[The request] Set the listing down again exactly, please, apart from its pictures.

[Information supplied]
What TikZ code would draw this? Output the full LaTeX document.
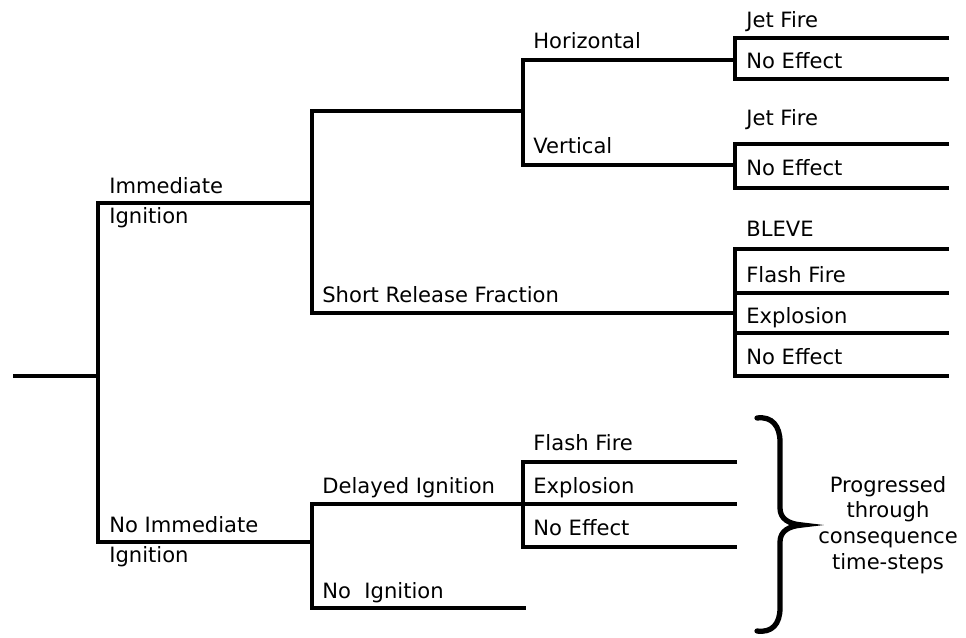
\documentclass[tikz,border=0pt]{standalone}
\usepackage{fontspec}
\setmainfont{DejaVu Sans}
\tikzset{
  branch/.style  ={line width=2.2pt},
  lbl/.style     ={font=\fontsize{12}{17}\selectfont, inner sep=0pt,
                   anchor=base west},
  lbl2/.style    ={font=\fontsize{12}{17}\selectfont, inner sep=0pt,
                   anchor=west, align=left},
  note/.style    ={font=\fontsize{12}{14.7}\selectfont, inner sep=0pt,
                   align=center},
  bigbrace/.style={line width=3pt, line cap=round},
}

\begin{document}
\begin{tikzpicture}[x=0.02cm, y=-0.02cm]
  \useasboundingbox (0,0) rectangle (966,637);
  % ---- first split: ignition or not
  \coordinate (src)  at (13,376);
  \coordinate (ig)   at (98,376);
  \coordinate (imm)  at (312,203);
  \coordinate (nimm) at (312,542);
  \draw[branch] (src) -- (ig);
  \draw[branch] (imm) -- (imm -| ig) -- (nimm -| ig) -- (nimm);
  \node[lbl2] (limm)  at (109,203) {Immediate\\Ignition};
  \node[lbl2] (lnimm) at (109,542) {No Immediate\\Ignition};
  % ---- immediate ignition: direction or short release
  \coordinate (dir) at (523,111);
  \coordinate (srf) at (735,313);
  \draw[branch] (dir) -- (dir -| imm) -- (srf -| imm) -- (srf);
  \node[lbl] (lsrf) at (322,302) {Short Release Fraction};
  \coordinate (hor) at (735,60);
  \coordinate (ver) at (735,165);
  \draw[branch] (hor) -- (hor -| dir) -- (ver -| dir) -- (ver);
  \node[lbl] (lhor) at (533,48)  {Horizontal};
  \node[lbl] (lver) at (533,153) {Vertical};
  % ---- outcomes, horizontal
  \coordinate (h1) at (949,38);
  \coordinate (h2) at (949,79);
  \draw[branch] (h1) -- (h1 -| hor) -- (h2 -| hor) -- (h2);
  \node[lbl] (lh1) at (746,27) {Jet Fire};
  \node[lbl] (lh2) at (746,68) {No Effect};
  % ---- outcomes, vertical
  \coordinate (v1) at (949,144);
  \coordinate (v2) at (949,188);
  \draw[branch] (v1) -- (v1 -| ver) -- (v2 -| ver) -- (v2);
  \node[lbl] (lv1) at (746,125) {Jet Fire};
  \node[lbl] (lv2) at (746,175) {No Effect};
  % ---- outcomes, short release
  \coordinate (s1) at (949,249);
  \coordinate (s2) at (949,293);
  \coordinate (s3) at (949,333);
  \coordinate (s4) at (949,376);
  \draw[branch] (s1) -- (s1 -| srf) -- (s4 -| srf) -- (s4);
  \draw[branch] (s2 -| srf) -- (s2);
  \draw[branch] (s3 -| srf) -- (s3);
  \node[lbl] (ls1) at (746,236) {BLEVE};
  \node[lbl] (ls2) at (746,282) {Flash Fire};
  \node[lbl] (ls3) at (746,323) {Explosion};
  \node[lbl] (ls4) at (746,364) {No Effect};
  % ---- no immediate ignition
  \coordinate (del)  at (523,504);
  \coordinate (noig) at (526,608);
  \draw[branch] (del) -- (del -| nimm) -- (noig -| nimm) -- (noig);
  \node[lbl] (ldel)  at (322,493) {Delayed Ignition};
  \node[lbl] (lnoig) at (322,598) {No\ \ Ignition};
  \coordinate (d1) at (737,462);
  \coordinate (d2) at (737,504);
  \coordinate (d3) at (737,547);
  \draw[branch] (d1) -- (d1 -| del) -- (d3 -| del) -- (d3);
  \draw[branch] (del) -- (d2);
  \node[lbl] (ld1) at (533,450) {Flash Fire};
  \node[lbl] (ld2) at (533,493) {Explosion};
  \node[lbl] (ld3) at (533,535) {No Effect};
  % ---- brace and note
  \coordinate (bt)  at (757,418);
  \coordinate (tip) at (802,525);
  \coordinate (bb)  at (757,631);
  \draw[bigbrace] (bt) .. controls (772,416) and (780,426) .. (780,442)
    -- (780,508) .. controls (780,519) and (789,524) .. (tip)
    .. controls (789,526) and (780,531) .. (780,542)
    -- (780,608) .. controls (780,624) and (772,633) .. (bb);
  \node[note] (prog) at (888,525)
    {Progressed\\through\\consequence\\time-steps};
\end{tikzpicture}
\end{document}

[Response]
What TikZ code would draw this? Output the full LaTeX document.
\documentclass[tikz,border=0pt]{standalone}
\usepackage{fontspec}
\setmainfont{DejaVu Sans}
\tikzset{
  branch/.style  ={line width=2.2pt},
  lbl/.style     ={font=\fontsize{12}{17}\selectfont, inner sep=0pt,
                   anchor=base west},
  lbl2/.style    ={font=\fontsize{12}{17}\selectfont, inner sep=0pt,
                   anchor=west, align=left},
  note/.style    ={font=\fontsize{12}{14.7}\selectfont, inner sep=0pt,
                   align=center},
  bigbrace/.style={line width=3pt, line cap=round},
}

\begin{document}
\begin{tikzpicture}[x=0.02cm, y=-0.02cm]
  \useasboundingbox (0,0) rectangle (966,637);
  % ---- first split: ignition or not
  \coordinate (src)  at (13,376);
  \coordinate (ig)   at (98,376);
  \coordinate (imm)  at (312,203);
  \coordinate (nimm) at (312,542);
  \draw[branch] (src) -- (ig);
  \draw[branch] (imm) -- (imm -| ig) -- (nimm -| ig) -- (nimm);
  \node[lbl2] (limm)  at (109,203) {Immediate\\Ignition};
  \node[lbl2] (lnimm) at (109,542) {No Immediate\\Ignition};
  % ---- immediate ignition: direction or short release
  \coordinate (dir) at (523,111);
  \coordinate (srf) at (735,313);
  \draw[branch] (dir) -- (dir -| imm) -- (srf -| imm) -- (srf);
  \node[lbl] (lsrf) at (322,302) {Short Release Fraction};
  \coordinate (hor) at (735,60);
  \coordinate (ver) at (735,165);
  \draw[branch] (hor) -- (hor -| dir) -- (ver -| dir) -- (ver);
  \node[lbl] (lhor) at (533,48)  {Horizontal};
  \node[lbl] (lver) at (533,153) {Vertical};
  % ---- outcomes, horizontal
  \coordinate (h1) at (949,38);
  \coordinate (h2) at (949,79);
  \draw[branch] (h1) -- (h1 -| hor) -- (h2 -| hor) -- (h2);
  \node[lbl] (lh1) at (746,27) {Jet Fire};
  \node[lbl] (lh2) at (746,68) {No Effect};
  % ---- outcomes, vertical
  \coordinate (v1) at (949,144);
  \coordinate (v2) at (949,188);
  \draw[branch] (v1) -- (v1 -| ver) -- (v2 -| ver) -- (v2);
  \node[lbl] (lv1) at (746,125) {Jet Fire};
  \node[lbl] (lv2) at (746,175) {No Effect};
  % ---- outcomes, short release
  \coordinate (s1) at (949,249);
  \coordinate (s2) at (949,293);
  \coordinate (s3) at (949,333);
  \coordinate (s4) at (949,376);
  \draw[branch] (s1) -- (s1 -| srf) -- (s4 -| srf) -- (s4);
  \draw[branch] (s2 -| srf) -- (s2);
  \draw[branch] (s3 -| srf) -- (s3);
  \node[lbl] (ls1) at (746,236) {BLEVE};
  \node[lbl] (ls2) at (746,282) {Flash Fire};
  \node[lbl] (ls3) at (746,323) {Explosion};
  \node[lbl] (ls4) at (746,364) {No Effect};
  % ---- no immediate ignition
  \coordinate (del)  at (523,504);
  \coordinate (noig) at (526,608);
  \draw[branch] (del) -- (del -| nimm) -- (noig -| nimm) -- (noig);
  \node[lbl] (ldel)  at (322,493) {Delayed Ignition};
  \node[lbl] (lnoig) at (322,598) {No\ \ Ignition};
  \coordinate (d1) at (737,462);
  \coordinate (d2) at (737,504);
  \coordinate (d3) at (737,547);
  \draw[branch] (d1) -- (d1 -| del) -- (d3 -| del) -- (d3);
  \draw[branch] (del) -- (d2);
  \node[lbl] (ld1) at (533,450) {Flash Fire};
  \node[lbl] (ld2) at (533,493) {Explosion};
  \node[lbl] (ld3) at (533,535) {No Effect};
  % ---- brace and note
  \coordinate (bt)  at (757,418);
  \coordinate (tip) at (802,525);
  \coordinate (bb)  at (757,631);
  \draw[bigbrace] (bt) .. controls (772,416) and (780,426) .. (780,442)
    -- (780,508) .. controls (780,519) and (789,524) .. (tip)
    .. controls (789,526) and (780,531) .. (780,542)
    -- (780,608) .. controls (780,624) and (772,633) .. (bb);
  \node[note] (prog) at (888,525)
    {Progressed\\through\\consequence\\time-steps};
\end{tikzpicture}
\end{document}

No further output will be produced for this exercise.